Surprisingly, the transition proceeded smoothly. Local officials from both states worked together to ensure that residents experienced minimal disruption. Most people simply received new paperwork in the mail and were told to use different offices for future transactions.
The Courthouse That Moved Without Moving
The physical courthouse building presented its own unique problem: it was a Missouri government facility sitting on Kansas soil. Rather than demolish or relocate the building, Kansas agreed to purchase it from Missouri for the symbolic sum of one dollar.
The building continued operating as a courthouse, but now under Kansas authority. The same judges heard similar cases in the same rooms, but their legal authority now derived from a different state government. From the outside, nothing had changed; from a legal perspective, everything was different.
Courtroom furniture, law books, and even the building's cornerstone remained exactly where they had been. Only the source of judicial authority had shifted, invisible to casual observers but crucial for legal legitimacy.
Lessons in Accidental Government
The Millfield courthouse story reveals something remarkable about American legal systems: they're more flexible than most people realize. When faced with an impossible situation, pragmatic officials found creative solutions that preserved both legal continuity and bureaucratic sanity.
The case also demonstrates how surveying errors could have far-reaching consequences in the 19th century. A quarter-mile mistake in boundary determination created three decades of jurisdictional confusion, affecting thousands of legal decisions and countless residents' lives.

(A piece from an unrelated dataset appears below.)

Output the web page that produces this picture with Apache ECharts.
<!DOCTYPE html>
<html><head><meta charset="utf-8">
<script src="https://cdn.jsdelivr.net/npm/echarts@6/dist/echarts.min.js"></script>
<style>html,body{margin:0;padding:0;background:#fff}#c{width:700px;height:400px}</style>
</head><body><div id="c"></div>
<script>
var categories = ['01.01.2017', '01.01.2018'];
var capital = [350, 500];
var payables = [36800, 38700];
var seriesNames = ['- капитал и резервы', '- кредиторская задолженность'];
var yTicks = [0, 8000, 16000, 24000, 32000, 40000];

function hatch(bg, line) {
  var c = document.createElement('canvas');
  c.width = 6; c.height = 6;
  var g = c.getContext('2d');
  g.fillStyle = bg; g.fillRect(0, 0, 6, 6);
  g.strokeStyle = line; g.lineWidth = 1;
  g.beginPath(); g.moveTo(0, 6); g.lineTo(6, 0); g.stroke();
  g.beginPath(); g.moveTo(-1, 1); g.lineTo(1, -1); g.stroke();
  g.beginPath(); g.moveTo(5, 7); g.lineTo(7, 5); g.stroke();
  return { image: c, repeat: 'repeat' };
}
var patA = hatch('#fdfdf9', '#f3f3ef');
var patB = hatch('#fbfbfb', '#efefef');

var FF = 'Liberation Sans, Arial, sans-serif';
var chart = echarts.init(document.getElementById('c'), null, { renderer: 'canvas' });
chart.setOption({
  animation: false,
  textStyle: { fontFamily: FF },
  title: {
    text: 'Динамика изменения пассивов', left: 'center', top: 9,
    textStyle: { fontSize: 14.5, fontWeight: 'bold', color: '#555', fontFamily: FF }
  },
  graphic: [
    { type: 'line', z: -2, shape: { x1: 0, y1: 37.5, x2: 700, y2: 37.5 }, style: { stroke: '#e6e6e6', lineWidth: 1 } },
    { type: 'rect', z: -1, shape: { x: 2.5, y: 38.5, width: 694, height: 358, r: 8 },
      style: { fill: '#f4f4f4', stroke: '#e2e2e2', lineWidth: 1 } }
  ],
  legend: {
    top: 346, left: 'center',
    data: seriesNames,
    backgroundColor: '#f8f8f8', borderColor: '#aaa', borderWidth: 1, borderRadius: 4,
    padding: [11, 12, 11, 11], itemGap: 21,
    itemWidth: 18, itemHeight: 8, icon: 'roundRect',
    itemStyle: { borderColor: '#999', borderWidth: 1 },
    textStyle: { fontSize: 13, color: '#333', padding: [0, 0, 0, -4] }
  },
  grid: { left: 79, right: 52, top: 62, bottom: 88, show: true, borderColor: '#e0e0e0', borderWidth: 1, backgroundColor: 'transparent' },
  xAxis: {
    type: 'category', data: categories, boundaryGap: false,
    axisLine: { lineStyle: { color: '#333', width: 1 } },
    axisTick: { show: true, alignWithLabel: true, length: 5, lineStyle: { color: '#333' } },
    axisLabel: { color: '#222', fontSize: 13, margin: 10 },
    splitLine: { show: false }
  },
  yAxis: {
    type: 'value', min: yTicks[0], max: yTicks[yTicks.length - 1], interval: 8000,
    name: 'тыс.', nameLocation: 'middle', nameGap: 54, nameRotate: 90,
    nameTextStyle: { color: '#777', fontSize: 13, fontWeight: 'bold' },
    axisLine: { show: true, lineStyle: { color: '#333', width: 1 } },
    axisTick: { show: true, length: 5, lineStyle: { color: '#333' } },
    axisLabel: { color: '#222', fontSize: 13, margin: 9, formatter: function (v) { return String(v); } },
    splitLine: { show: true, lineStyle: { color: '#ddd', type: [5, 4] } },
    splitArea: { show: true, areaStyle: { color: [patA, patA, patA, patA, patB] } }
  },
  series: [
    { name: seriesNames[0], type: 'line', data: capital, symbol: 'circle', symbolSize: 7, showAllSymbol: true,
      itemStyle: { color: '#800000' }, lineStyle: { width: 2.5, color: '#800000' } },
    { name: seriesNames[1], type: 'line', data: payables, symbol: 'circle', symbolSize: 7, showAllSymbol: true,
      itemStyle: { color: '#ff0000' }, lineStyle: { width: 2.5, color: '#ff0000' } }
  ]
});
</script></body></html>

Perhaps most significantly, the story shows how governments can cooperate to solve problems that strict legal interpretation would make unsolvable. The Millfield Compact represented interstate cooperation at its most practical, prioritizing residents' needs over bureaucratic purity.
The Invisible Legacy
Today, visitors to the former Millfield courthouse see a typical small-town government building with no indication of its unusual history. The boundary markers installed in 1911 show the correct state line, and all legal proceedings follow proper jurisdictional protocols.

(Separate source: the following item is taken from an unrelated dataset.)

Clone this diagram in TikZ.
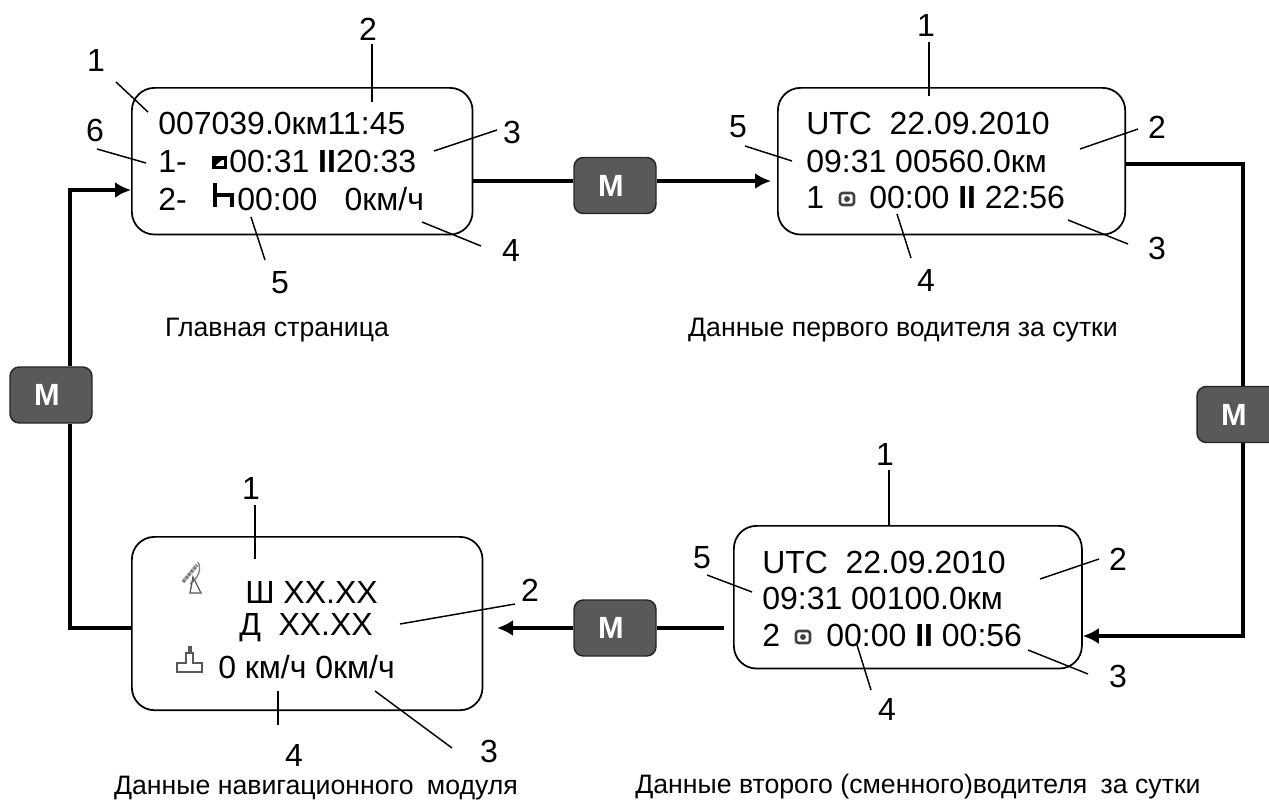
\documentclass[tikz,border=0pt]{standalone}
\usepackage{fontspec}
\setmainfont{Liberation Sans}
\usetikzlibrary{arrows.meta, positioning}
\tikzset{>={Latex[length=12pt,width=12pt]},
         x=0.75pt, y=-0.75pt,
         screen/.style = {draw, line width=1.3pt, rounded corners=17pt, anchor=north west, inner sep=0pt},
         mbtn/.style = {fill=btngray, draw=black!85, line width=1.1pt, rounded corners=7pt, minimum width=61.5pt, minimum height=42pt,
                        inner sep=0pt, text=white, font=\fontsize{23}{25}\selectfont\bfseries},
         link/.style = {line width=3pt},
         row/.style = {anchor=base west, inner sep=0pt, font=\fontsize{24}{26}\selectfont},
         num/.style = {inner sep=0pt, font=\fontsize{24}{26}\selectfont},
         note/.style = {inner sep=0pt, font=\fontsize{20}{22}\selectfont},
         lead/.style = {line width=1.1pt}}
\definecolor{btngray}{HTML}{595959}
\newcommand{\mlabel}{\raisebox{-3pt}{M\hspace{6pt}}}
\begin{document}
\begin{tikzpicture}
        \useasboundingbox (0,0) rectangle (1269,803);

        % screens
        \node[screen, minimum width=255.5pt, minimum height=110pt] (main)  at (131,87)  {};
        \node[screen, minimum width=260.5pt, minimum height=110pt] (first) at (777,87)  {};
        \node[screen, minimum width=261pt, minimum height=107pt] (second) at (733,525) {};
        \node[screen, minimum width=263pt, minimum height=130pt] (nav)   at (131,536) {};

        % buttons
        \node[mbtn] (m1) at (615,185.5) {\mlabel};
        \node[mbtn] (m2) at (51,395)  {\mlabel};
        \node[mbtn] (m3) at (1238,414.5) {\mlabel};
        \node[mbtn] (m4) at (615,628) {\mlabel};

        % main page
        \node[row] (a1) at (158,134) {007039.0км11:45};
        \node[row] (a2) at (158,172) {1-};
        \node[row] (a3) at (229,172) {00:31 \textbf{II}20:33};
        \node[row] (a4) at (158,210) {2-};
        \node[row] (a5) at (237,210) {00:00\hspace{0.85em}0км/ч};
        \fill (212,156) rectangle (227,169);
        \fill[white] (216,160) rectangle (224,166);
        \fill (216,160) -- (222,160) -- (216,165) -- cycle;
        \draw[line width=3.2pt] (215,183) -- (215,207) (215,195) -- (232,195) -- (232,207);

        % first driver
        \node[row] (b1) at (806,134) {UTC\hspace{0.55em}22.09.2010};
        \node[row] (b2) at (806,172) {09:31 00560.0км};
        \node[row] (b3) at (806,208) {1};
        \node[row] (b4) at (869,208) {00:00 \textbf{II} 22:56};
        \draw[line width=1.9pt, black!75, rounded corners=2pt] (840,193) rectangle (854,205);
        \fill[black!75] (847,199) circle (2.2pt);

        % second driver
        \node[row] (c1) at (762,573) {UTC\hspace{0.55em}22.09.2010};
        \node[row] (c2) at (762,609) {09:31 00100.0км};
        \node[row] (c3) at (762,646) {2};
        \node[row] (c4) at (826,646) {00:00 \textbf{II} 00:56};
        \draw[line width=1.9pt, black!75, rounded corners=2pt] (796,631) rectangle (810,643);
        \fill[black!75] (803,637) circle (2.2pt);

        % navigation module
        \node[row] (d1) at (245,603) {Ш XX.XX};
        \node[row] (d2) at (239,635) {Д\hspace{0.55em}XX.XX};
        \node[row] (d3) at (218,678) {0 км/ч 0км/ч};
        \draw[gray, line width=2.6pt, dash pattern=on 2.5pt off 0.6pt] (183,582) -- (197,565);
        \draw[gray, line width=1pt] (190,584) .. controls (198,578) and (202,570) .. (198,562);
        \draw[gray!70!black, line width=1pt] (193,577) -- (190,593) -- (201,593) -- cycle;
        \draw[gray!70!black, line width=0.8pt] (177,672) -- (177,663) -- (186,663) -- (186,653) -- (189,653) -- (189,647) -- (191,647) -- (191,653) -- (193,653) -- (193,663) -- (202,663) -- (202,672) -- cycle;

        % numbers of the main page
        \node[num] (n1) at (96,60)  {1};
        \node[num] (n2) at (368,29) {2};
        \node[num] (n3) at (512,132) {3};
        \node[num] (n4) at (511,250) {4};
        \node[num] (n5) at (280,283) {5};
        \node[num] (n6) at (95,130) {6};
        \coordinate (t1) at (148,112);
        \coordinate (t2) at (372,102);
        \coordinate (t3) at (434,151);
        \coordinate (t4) at (422,222);
        \coordinate (t5) at (251,217);
        \coordinate (t6) at (146,163);
        \draw[lead] (116,82) -- (t1);
        \draw[lead] (372,44) -- (t2);
        \draw[lead] (497,130) -- (t3);
        \draw[lead] (481,246) -- (t4);
        \draw[lead] (265,260) -- (t5);
        \draw[lead] (97,149) -- (t6);

        % numbers of the first driver
        \node[num] (p1) at (926,25)  {1};
        \node[num] (p2) at (1157,127) {2};
        \node[num] (p3) at (1157,248) {3};
        \node[num] (p4) at (926,280) {4};
        \node[num] (p5) at (738,127) {5};
        \draw[lead] (929,42) -- (929,96);
        \draw[lead] (1138,129) -- (1080,149);
        \draw[lead] (1128,244) -- (1068,220);
        \draw[lead] (911,258) -- (897,214);
        \draw[lead] (745,146) -- (792,161);

        % numbers of the second driver
        \node[num] (s1) at (885,454) {1};
        \node[num] (s2) at (1118,559) {2};
        \node[num] (s3) at (1118,676) {3};
        \node[num] (s4) at (887,709) {4};
        \node[num] (s5) at (702,558) {5};
        \draw[lead] (889,470) -- (889,525);
        \draw[lead] (1099,559) -- (1040,579);
        \draw[lead] (1088,674) -- (1028,650);
        \draw[lead] (871,690) -- (857,645);
        \draw[lead] (707,575) -- (752,592);

        % numbers of the navigation module
        \node[num] (r1) at (251,488) {1};
        \node[num] (r2) at (530,590) {2};
        \node[num] (r3) at (489,751) {3};
        \node[num] (r4) at (294,755) {4};
        \draw[lead] (255,505) -- (255,559);
        \draw[lead] (515,604) -- (400,624);
        \draw[lead] (452,748) -- (375,691);
        \draw[lead] (278,691) -- (278,725);

        % captions
        \node[note] (capa) at (277,330) {Главная страница};
        \node[note] (capb) at (903,330) {Данные первого водителя за сутки};
        \node[note] (capc) at (918,787) {Данные второго (сменного)водителя\hspace{0.5em}за сутки};
        \node[note] (capd) at (316,788) {Данные навигационного\hspace{0.5em}модуля};

        % connectors
        \draw[link] (main.east |- 0,181) -- (m1.west |- 0,181);
        \draw[link, ->, shorten >=4.5pt] (m1.east |- 0,181) -- (first.west |- 0,181);
        \draw[link] (first.east |- 0,164) -| (1243,0 |- m3.north);
        \draw[link, ->] (1243,0 |- m3.south) |- (second.east |- 0,636);
        \coordinate (gap) at (724,628);
        \draw[link] (gap) -- (m4);
        \draw[link, ->] (m4) -- (497,628);
        \draw[link] (nav.west |- 0,628) -| (70,0 |- m2.south);
        \draw[link, ->] (70,0 |- m2.north) |- (main.west |- 0,190);
\end{tikzpicture}
\end{document}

But in the basement archives, researchers can still find evidence of the thirty-year legal anomaly: Missouri case files for Kansas residents, property deeds with impossible geographic references, and marriage certificates issued by judges who technically had no authority to perform the ceremonies.
These documents serve as a reminder that sometimes the most functional government is the one that operates in the gaps between official authority and practical necessity. The Millfield courthouse worked precisely because no one questioned whether it should work — until someone finally checked the maps.